Nestlé, the world’s largest food company, unveiled plans Thursday to eliminate approximately 16,000 positions worldwide over the next two years, marking one of the most significant workforce reductions in the company’s recent history.
The announcement, which sent the Swiss giant’s shares surging 7.6% on investor optimism, underscores the mounting pressure on consumer goods companies to modernize operations and protect margins in an era of rising costs and rapid technological change.
Automation at the Core
The cuts, representing nearly 6% of Nestlé’s global workforce, will fall heavily on white-collar employees, with approximately 12,000 professional and administrative staff facing redundancy. An additional 4,000 positions will be eliminated from manufacturing and supply chain operations as the company accelerates its shift toward automation and digital transformation.

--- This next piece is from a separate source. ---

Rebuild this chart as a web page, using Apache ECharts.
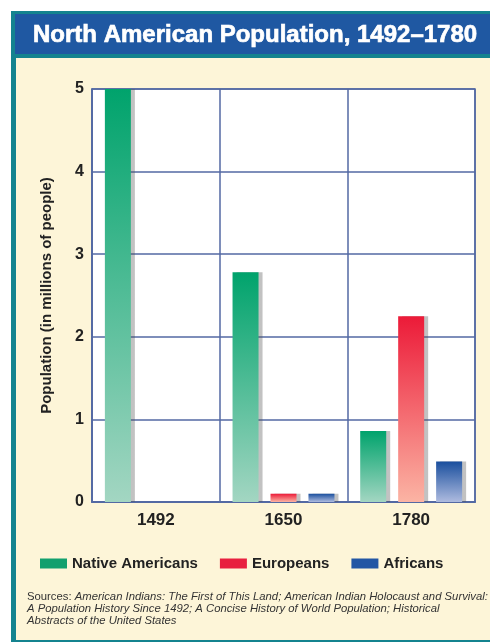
<!DOCTYPE html>
<html>
<head>
<meta charset="utf-8">
<script src="https://cdn.jsdelivr.net/npm/echarts@6/dist/echarts.min.js"></script>
<style>
  html, body { margin: 0; padding: 0; background: #ffffff; }
  #chart { width: 490px; height: 642px; }
</style>
</head>
<body>
<div id="chart"></div>
<script>
// Population in millions of people
const categories = ['1492', '1650', '1780'];
const nativeAmericans = [5.0, 2.78, 0.86];
const europeans = [0, 0.1, 2.25];
const africans = [0, 0.1, 0.49];
const yTicks = { min: 0, max: 5, interval: 1 };

const titleText = 'North American Population, 1492\u20131780';
const yAxisTitle = 'Population (in millions of people)';
const sourceLines = [
  '{n|Sources: }{i|American Indians: The First of This Land; American Indian Holocaust and Survival:}',
  '{i|A Population History Since 1492; A Concise History of World Population; Historical}',
  '{i|Abstracts of the United States}'
];

const FONT = "'Liberation Sans', Arial, sans-serif";

function fade(top, bottom) {
  return new echarts.graphic.LinearGradient(0, 0, 0, 1, [
    { offset: 0, color: top },
    { offset: 1, color: bottom }
  ]);
}

const palette = {
  native: { solid: '#12a06e', top: '#00a36c', bottom: '#a3d6c2' },
  euro:   { solid: '#e8203f', top: '#ec1a38', bottom: '#fbb4a4' },
  afr:    { solid: '#2256a4', top: '#1a4f9e', bottom: '#aebbdf' }
};

function barSeries(name, data, c) {
  return {
    name: name,
    type: 'bar',
    data: data,
    barWidth: 26,
    barGap: '46%',
    itemStyle: {
      color: fade(c.top, c.bottom),
      shadowColor: 'rgba(80,80,80,0.35)',
      shadowBlur: 0,
      shadowOffsetX: 4,
      shadowOffsetY: 0
    },
    emphasis: { disabled: true },
    z: 3
  };
}

const chart = echarts.init(document.getElementById('chart'), null, { renderer: 'canvas' });

chart.setOption({
  animation: false,
  backgroundColor: '#ffffff',
  graphic: [
    // outer teal frame
    { type: 'rect', z: -10, shape: { x: 11, y: 11, width: 490, height: 640 }, style: { fill: '#14838f' } },
    // blue title band
    { type: 'rect', z: -9, shape: { x: 15, y: 14, width: 480, height: 40 }, style: { fill: '#1f58a2' } },
    // cream panel
    { type: 'rect', z: -9, shape: { x: 16, y: 58, width: 480, height: 582 }, style: { fill: '#fdf5d8' } },
    {
      type: 'text', z: 5, x: 33, y: 35,
      style: {
        text: titleText, fill: '#ffffff',
        stroke: '#ffffff', lineWidth: 0.7,
        font: "bold 24px " + FONT,
        verticalAlign: 'middle'
      }
    },
    {
      type: 'text', z: 5, x: 27, y: 591,
      style: {
        text: sourceLines.join('\n'),
        fill: '#333333',
        lineHeight: 12,
        rich: {
          n: { fontFamily: FONT, fontSize: 11.3, lineHeight: 12, fill: '#333' },
          i: { fontFamily: FONT, fontSize: 11.3, fontStyle: 'italic', lineHeight: 12, fill: '#333' }
        }
      }
    }
  ],
  grid: {
    left: 92, right: 15, top: 89, bottom: 140,
    show: true,
    backgroundColor: '#ffffff',
    borderColor: '#5369a3',
    borderWidth: 1.5
  },
  legend: {
    left: 35, top: 551,
    icon: 'rect',
    itemWidth: 27, itemHeight: 10, itemGap: 22,
    selectedMode: false,
    textStyle: { fontFamily: FONT, fontWeight: 'bold', fontSize: 15, color: '#222' },
    data: [
      { name: 'Native Americans', itemStyle: { color: palette.native.solid, shadowColor: 'transparent' } },
      { name: 'Europeans', itemStyle: { color: palette.euro.solid, shadowColor: 'transparent' } },
      { name: 'Africans', itemStyle: { color: palette.afr.solid, shadowColor: 'transparent' } }
    ]
  },
  xAxis: {
    type: 'category',
    data: categories,
    boundaryGap: true,
    axisLine: { show: true, lineStyle: { color: '#5369a3', width: 2 } },
    axisTick: { show: false },
    splitLine: { show: true, lineStyle: { color: '#5369a3', width: 1.5 } },
    axisLabel: { fontFamily: FONT, fontWeight: 'bold', fontSize: 17, color: '#222', margin: 10 }
  },
  yAxis: {
    type: 'value',
    min: yTicks.min, max: yTicks.max, interval: yTicks.interval,
    name: yAxisTitle,
    nameLocation: 'middle',
    nameGap: 38,
    nameTextStyle: { fontFamily: FONT, fontWeight: 'bold', fontSize: 15, color: '#222' },
    axisLine: { show: true, lineStyle: { color: '#5369a3', width: 1.5 } },
    axisTick: { show: false },
    splitLine: { show: true, lineStyle: { color: '#5369a3', width: 1.5 } },
    axisLabel: { fontFamily: FONT, fontWeight: 'bold', fontSize: 16, color: '#222', margin: 8 }
  },
  series: [
    barSeries('Native Americans', nativeAmericans, palette.native),
    barSeries('Europeans', europeans, palette.euro),
    barSeries('Africans', africans, palette.afr)
  ]
});
</script>
</body>
</html>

“The world is changing, and Nestlé needs to change faster. This will include making hard but necessary decisions to reduce headcount,” Chief Executive Officer Philipp Navratil said in a statement, signaling a decisive break from the company’s traditionally stable employment practices.
The restructuring centers on what Nestlé describes as “operational efficiency” — industry parlance for replacing human workers with automated systems and consolidating administrative functions into shared service centers. The company emphasized that automation and digital tools would enable it to “streamline operations, improve productivity, and redirect resources into growth areas.”
The AI Factor
Nestlé has already embedded artificial intelligence across multiple business functions, according to its 2024 annual report. The technology now powers aspects of research and development, marketing strategy, and promotional activities, with automation and advanced analytics optimizing everything from discount structures to in-store product displays.
This technological pivot reflects a broader transformation sweeping through corporate giants worldwide. The food manufacturer joins a growing list of multinational corporations wielding AI and automation as tools to simultaneously cut costs and enhance competitiveness.
Geographic Impact Remains Unclear
While Nestlé declined to specify which regions would bear the brunt of the layoffs, industry analysts predict that administrative roles and mid-level management positions in North America and Europe face disproportionate risk. These markets, characterized by higher labor costs and more developed back-office functions, present the most obvious targets for consolidation and automation.
North America remains Nestlé’s largest market, though the company has noted increasing consumer caution amid persistent inflation and the impact of rising tariffs. Despite these headwinds, consumer spending has remained relatively resilient, according to company assessments.
Part of a Larger Trend
Nestlé’s announcement arrives amid a wave of similar restructuring efforts across the technology and consumer goods sectors. Microsoft recently announced its second major round of layoffs, cutting approximately 9,000 employees — roughly 4% of its workforce — following an earlier reduction of 6,000 positions in May. Google has likewise eliminated hundreds of roles within its Platforms & Devices division, affecting teams working on Android, Pixel phones, and Chrome.
These moves reflect a shared corporate calculus: in an environment of squeezed profit margins, technological disruption, and economic uncertainty, companies are choosing to flatten organizational structures, eliminate redundancies, and replace human workers with digital systems wherever feasible.
Financial Performance and Investor Response
Despite the challenges prompting the restructuring, Nestlé reported organic sales growth of 4.3% in the third quarter of 2025, a key indicator of underlying business health. The company reaffirmed its commitment to medium-term investments while acknowledging ongoing risks from macroeconomic volatility and shifting consumer behavior.
The market’s enthusiastic response to Thursday’s announcement — driving shares up more than 7% — suggests investors view the cuts as a positive signal of management’s willingness to take decisive action to protect profitability. Wall Street has increasingly rewarded companies that demonstrate cost discipline, even when those measures involve significant workforce reductions.
The Human Cost
What the financial metrics and operational efficiency arguments often obscure is the human impact of such sweeping changes. Sixteen thousand jobs represent sixteen thousand individuals and families facing uncertainty, displacement, and the challenge of navigating an increasingly automated labor market.
As Nestlé and other corporate giants embrace AI and automation, questions persist about the long-term social and economic implications of displacing workers at scale — particularly white-collar professionals who once considered their positions relatively secure from technological disruption.
The company has not yet detailed severance packages, retraining programs, or other support mechanisms for affected employees, nor has it specified the timeline for implementing the cuts beyond the two-year window.
As this restructuring unfolds, Nestlé’s transformation will serve as a bellwether for how one of the world’s most recognizable brands navigates the tension between technological progress, financial performance, and workforce stability in the 21st century economy.
WHAT YOU SHOULD KNOW
Nestlé is cutting 16,000 jobs (6% of its workforce) over two years, with 12,000 white-collar workers and 4,000 manufacturing staff facing redundancy as the company pivots aggressively toward automation and AI.
This isn’t just cost-cutting—it’s a fundamental transformation. Nestlé is replacing human workers with automated systems across operations, from marketing to manufacturing, following the same playbook as Microsoft and Google.